Today, for no other reason than it is spring break, Kate decided to clear out some of our accumulated junk. The old computers were in her way first and made their way into our dining room. The plan was to take them down to an electronics recycling place down by the freeway, but we were still concerned about any readable data on the hard drives. We weighed the merits of various ways to erase them. The recyclers wanted $30 per drive to wipe them using some powerful electromagnet. I suggested running over the computer cases with the drives in them. That idea was vetoed. I suggested putting the drives in a big bucket and submerging them in water, but even as I said that I wasn’t sure that would ruin the drives since they’re pretty tightly shut.
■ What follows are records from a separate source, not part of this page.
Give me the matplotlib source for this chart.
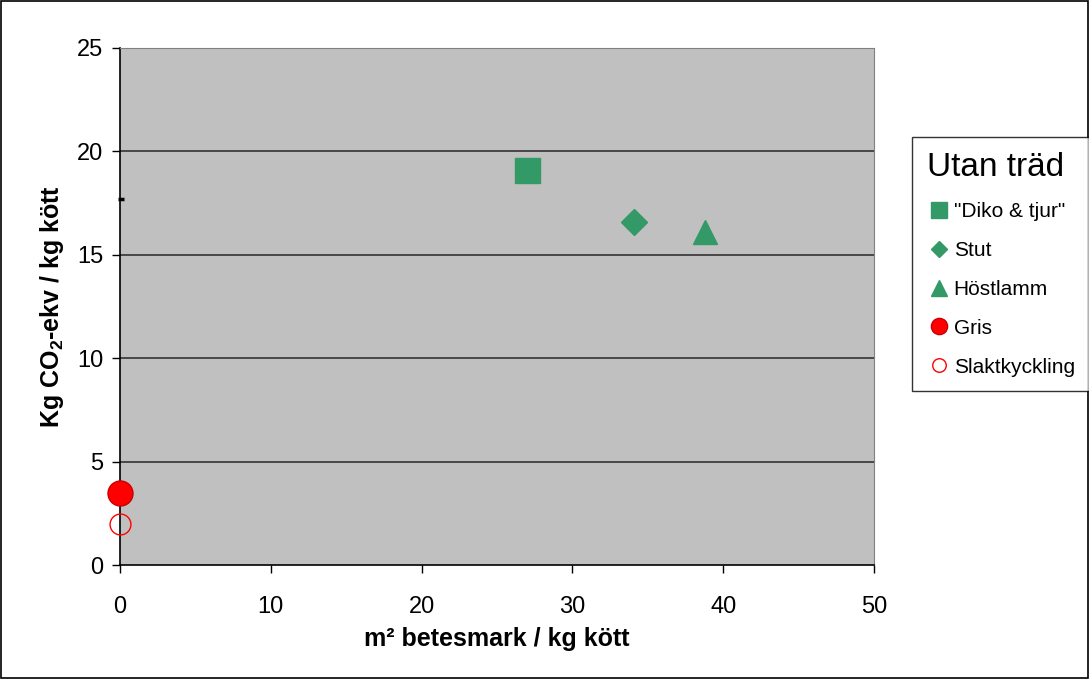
"""Scatter of CO2-ekv per kg kött against betesmark per kg kött."""

import matplotlib
matplotlib.use("Agg")
from matplotlib import pyplot as plt
from matplotlib.patches import Rectangle

plt.rcParams['font.family'] = ['Liberation Sans', 'DejaVu Sans']

# data
labels = ['"Diko & tjur"', "Stut", "Höstlamm", "Gris", "Slaktkyckling"]
betesmark = [27.0, 34.1, 38.8, 0.0, 0.0]
co2_ekv = [19.1, 16.6, 16.1, 3.5, 2.0]
markers = ["s", "D", "^", "o", "o"]
marker_sizes = [18, 13, 17, 18, 15]
face_colors = ["#339966", "#339966", "#339966", "#FF0000", "none"]
edge_colors = ["#339966", "#339966", "#339966", "#CC0000", "#FF0000"]

x_ticks = [0, 10, 20, 30, 40, 50]
y_ticks = [0, 5, 10, 15, 20, 25]

fig = plt.figure(figsize=(10.89, 6.79), dpi=100)
fig.patches.append(Rectangle((0.001, 0.001), 0.998, 0.998, transform=fig.transFigure,
                             fill=False, edgecolor="black", linewidth=1.2))
ax = fig.add_axes([120 / 1089, 1 - 565 / 679, 754 / 1089, 517 / 679])
ax.set_facecolor("#C0C0C0")

for y in y_ticks[1:]:
    ax.axhline(y, color="#333333", linewidth=1.2, zorder=1)

for x, y, lab, m, ms, fc, ec in zip(betesmark, co2_ekv, labels, markers,
                                     marker_sizes, face_colors, edge_colors):
    ax.plot(x, y, linestyle="none", marker=m, markersize=ms,
            markerfacecolor=fc, markeredgecolor=ec, markeredgewidth=1,
            label=lab, clip_on=False, zorder=3)

# small stray mark next to the axis
ax.plot(0.05, 17.7, marker="_", markersize=5, color="black",
        markeredgewidth=2.5, clip_on=False, zorder=3)

ax.set_xlim(0, 50)
ax.set_ylim(0, 25)
ax.set_xticks(x_ticks)
ax.set_yticks(y_ticks)
ax.tick_params(axis="both", direction="out", length=6, width=1,
               labelsize=17, colors="black")
ax.tick_params(axis="x", pad=16)
ax.tick_params(axis="y", pad=6)
for side in ["top", "right"]:
    ax.spines[side].set_color("#808080")
for side in ["left", "bottom"]:
    ax.spines[side].set_color("black")
    ax.spines[side].set_linewidth(1.2)

ax.set_xlabel("m² betesmark / kg kött", fontsize=18, fontweight="bold", labelpad=7)
ax.set_ylabel("Kg CO$_\\mathregular{2}$-ekv / kg kött", fontsize=18, fontweight="bold",
              labelpad=8)

leg = fig.legend(loc="upper left", bbox_to_anchor=(912 / 1089, 1 - 137 / 679),
                 title="Utan träd", title_fontsize=24, fontsize=15,
                 frameon=True, fancybox=False, edgecolor="black",
                 handletextpad=0.1, labelspacing=0.95, borderpad=0.7,
                 handlelength=1.2, markerscale=0.65, borderaxespad=0)
leg.get_frame().set_linewidth(1)
leg._legend_box.align = "left"

fig.savefig("out.png", dpi=100, facecolor="white")
plt.close(fig)
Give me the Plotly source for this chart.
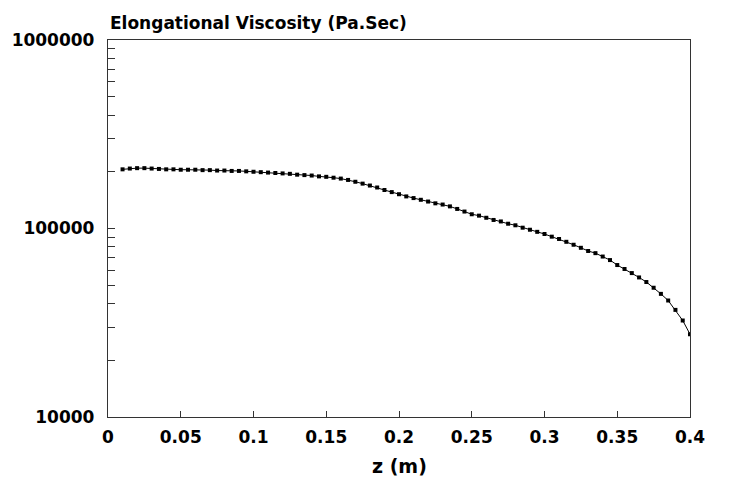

The method of destruction we finally hit upon was to remove the hard drives from the computers and open their cases. Simple exposure to regular Earth air in a non-clean-room environment would corrupt them. This method worked fine with the Quadra, because the manufacturer used Phillips screws to close the case (the other drives used those funny Torx-head screws).

The pictures above (click on them for larger versions) show what we found when we got the box open. It was a little hard to remember that I was looking at mass-produced merchandise; the inner workings were unexpectedly plain and beautiful in a simple, straightforward way. Then the anthropomorphizing kicked in: those few bits of machinery were intermediaries in a lot of letters, stories and explorations. Exposing that disk, and thus killing it, made me feel a little bit like a vandal.

But also relieved. I never would have retrieved anything from the Quadra, so I can cross that chore off my list. And I got off my little pang of destruction pretty quickly: I “compromised” the data on the other two hard drives we had here slamming them into a concrete patio floor a couple of times each. Then we took the whole mess down to the recyclers.